Some records:
■ ■ ■ ■ ■
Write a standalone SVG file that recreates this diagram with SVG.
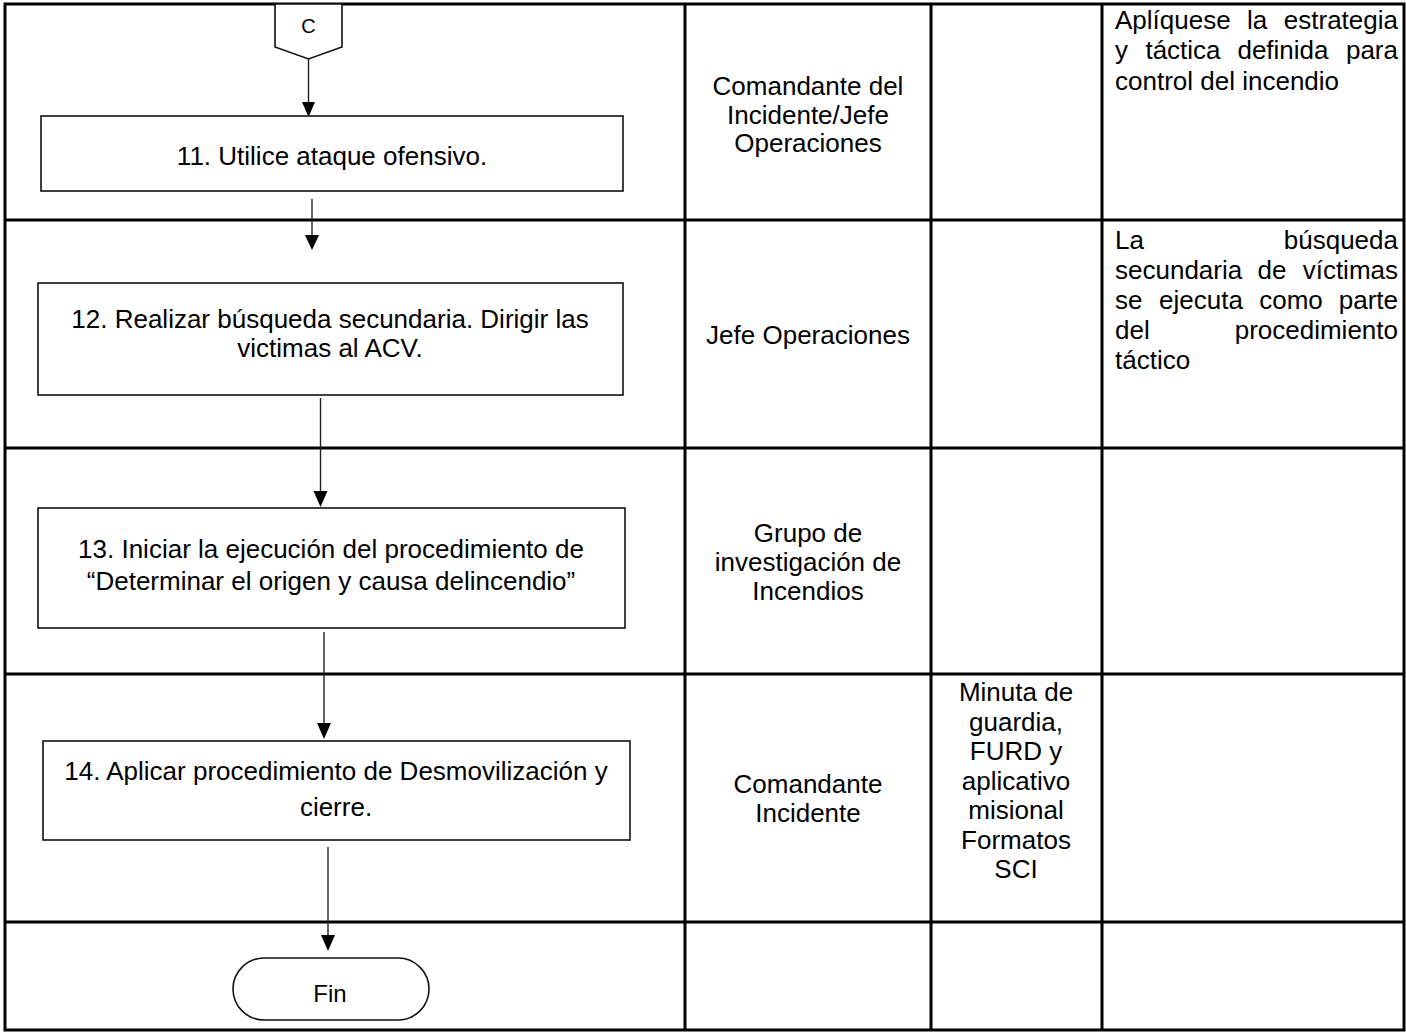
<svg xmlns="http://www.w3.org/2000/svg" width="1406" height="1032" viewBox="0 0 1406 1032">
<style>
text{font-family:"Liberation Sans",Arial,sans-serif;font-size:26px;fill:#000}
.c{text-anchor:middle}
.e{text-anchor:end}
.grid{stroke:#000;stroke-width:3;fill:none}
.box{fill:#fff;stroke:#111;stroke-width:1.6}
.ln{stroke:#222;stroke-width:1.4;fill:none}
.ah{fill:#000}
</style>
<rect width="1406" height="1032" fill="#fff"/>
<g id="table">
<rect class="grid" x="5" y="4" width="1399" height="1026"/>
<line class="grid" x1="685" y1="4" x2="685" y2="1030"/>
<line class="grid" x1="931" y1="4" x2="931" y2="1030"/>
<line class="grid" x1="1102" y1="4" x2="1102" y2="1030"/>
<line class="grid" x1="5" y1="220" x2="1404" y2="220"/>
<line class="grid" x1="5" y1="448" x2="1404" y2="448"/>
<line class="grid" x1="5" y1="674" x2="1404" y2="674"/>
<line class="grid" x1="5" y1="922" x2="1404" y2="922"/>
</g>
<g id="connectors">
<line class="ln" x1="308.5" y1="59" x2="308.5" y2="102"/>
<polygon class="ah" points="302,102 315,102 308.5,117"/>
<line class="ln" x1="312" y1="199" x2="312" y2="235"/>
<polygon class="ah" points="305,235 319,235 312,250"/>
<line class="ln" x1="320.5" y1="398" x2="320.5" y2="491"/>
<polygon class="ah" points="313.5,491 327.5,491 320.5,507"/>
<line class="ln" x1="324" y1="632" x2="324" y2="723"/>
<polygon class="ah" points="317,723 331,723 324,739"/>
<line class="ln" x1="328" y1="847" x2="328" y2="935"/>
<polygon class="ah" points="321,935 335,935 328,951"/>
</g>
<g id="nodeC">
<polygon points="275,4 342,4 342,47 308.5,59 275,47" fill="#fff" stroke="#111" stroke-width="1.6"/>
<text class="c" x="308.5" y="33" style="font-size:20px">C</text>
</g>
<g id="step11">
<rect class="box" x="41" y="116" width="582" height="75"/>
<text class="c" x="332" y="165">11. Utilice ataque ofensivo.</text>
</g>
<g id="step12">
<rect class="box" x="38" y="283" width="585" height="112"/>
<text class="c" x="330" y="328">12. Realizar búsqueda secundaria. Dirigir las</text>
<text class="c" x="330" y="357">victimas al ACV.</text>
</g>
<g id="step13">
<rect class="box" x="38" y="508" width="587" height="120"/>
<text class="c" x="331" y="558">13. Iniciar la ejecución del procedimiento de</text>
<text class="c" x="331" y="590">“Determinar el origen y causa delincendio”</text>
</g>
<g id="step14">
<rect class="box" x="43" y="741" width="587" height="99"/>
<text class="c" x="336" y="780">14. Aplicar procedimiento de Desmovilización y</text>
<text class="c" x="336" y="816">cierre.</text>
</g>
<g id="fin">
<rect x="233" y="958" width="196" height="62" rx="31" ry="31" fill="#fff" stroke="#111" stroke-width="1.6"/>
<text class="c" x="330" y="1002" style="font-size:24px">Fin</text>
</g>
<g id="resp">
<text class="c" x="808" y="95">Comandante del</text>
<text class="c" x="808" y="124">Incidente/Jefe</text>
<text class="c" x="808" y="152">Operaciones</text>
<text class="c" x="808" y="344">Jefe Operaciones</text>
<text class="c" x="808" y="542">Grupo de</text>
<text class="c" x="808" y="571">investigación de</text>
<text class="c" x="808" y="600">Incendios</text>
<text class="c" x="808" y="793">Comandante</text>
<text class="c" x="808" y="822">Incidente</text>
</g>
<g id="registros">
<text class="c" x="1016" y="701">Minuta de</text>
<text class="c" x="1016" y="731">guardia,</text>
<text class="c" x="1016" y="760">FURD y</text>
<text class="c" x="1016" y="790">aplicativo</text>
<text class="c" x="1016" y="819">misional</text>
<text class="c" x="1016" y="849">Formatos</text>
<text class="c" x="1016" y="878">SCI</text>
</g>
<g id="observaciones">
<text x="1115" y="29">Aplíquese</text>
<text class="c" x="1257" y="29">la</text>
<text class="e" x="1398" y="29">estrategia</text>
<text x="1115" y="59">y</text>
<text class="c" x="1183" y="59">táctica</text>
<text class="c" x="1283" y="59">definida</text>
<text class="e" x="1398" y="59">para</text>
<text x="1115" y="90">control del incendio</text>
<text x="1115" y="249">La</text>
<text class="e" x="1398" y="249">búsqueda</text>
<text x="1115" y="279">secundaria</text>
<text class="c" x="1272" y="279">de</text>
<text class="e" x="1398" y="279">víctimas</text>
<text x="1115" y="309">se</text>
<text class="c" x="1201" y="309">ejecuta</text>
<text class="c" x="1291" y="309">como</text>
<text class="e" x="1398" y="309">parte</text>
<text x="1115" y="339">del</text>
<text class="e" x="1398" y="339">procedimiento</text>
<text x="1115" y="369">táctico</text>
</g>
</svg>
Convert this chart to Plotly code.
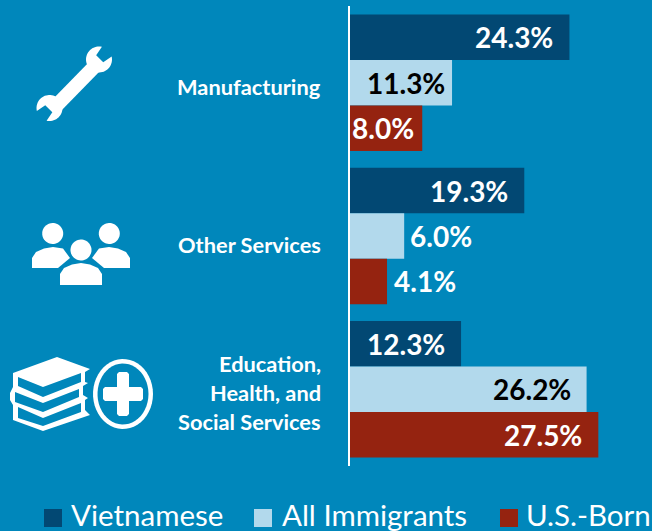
■ ■ ■ ■ ■
Find the word "this" and list each line it appears in.

- [Output below]
Write a standalone SVG file that recreates this diagram with SVG.
Convert this chart to Plotly code.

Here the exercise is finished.